A secret door in the wall, which opens only at night, leads Coraline to a parallel world that at first seems to fulfill her sad heart's every desire. The versions of her parents who live there — a queen-bee "other mother" and her agreeable mate — are warm and attentive, and the pink house is a wild wonderland where gardens bloom in moonlight and every visit discloses new amusements. The oddball neighbors are there, in altered form, to enthrall Coraline with nightly spectacles — a dream vaudeville that will transfix the movie's audience as well.

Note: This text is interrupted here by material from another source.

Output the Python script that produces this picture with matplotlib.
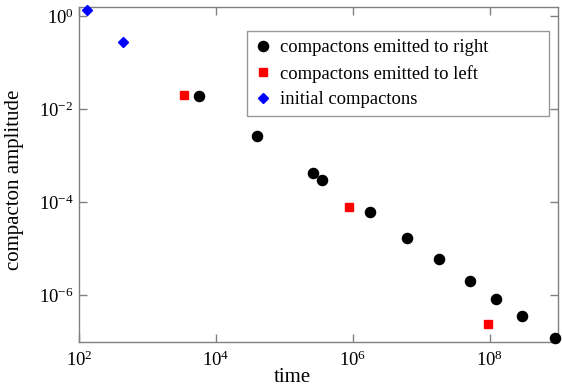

The 3-D aspects of "Coraline" are unusually subtle. Now and then stuff is flung off the screen into your face, but the point is not to make you duck or shriek. Instead Mr. Selick uses the technology to make his world deeper and more intriguing. And of course the stop-motion technique he uses, based on sculptured figures rather than drawn images, is already a kind of three-dimensional animation. The glasses you put on are thus not a gimmick but an aid to seeing what's already there.

And what is there, on the screen, is almost too much to absorb in one sitting: costumed mice and Scottish terriers; glowing blossoms and giant insects. The "other" world Coraline explores is fascinating, but also unsettling. Everyone there has buttons for eyes, like homemade dolls, and if she wants to stick around, Coraline will have to become like them.

This simple, horrifying operation — foreshadowed in the haunting opening title sequence — unlocks a cellarful of psychological implications. It would be too simple to say that the door in the wall leads directly to the unconscious. Mr. Selick is hardly a doctrinaire Freudian, but he does grasp the intimate connection between fairy tales and the murky, occult power of longing, existential confusion and misplaced desire. "Coraline" explores the predatory implications of parental love — that other mother is a monster of misplaced maternal instinct — but is grounded in the pluck and common sense of its heroine, who is resilient, ingenious and magically real.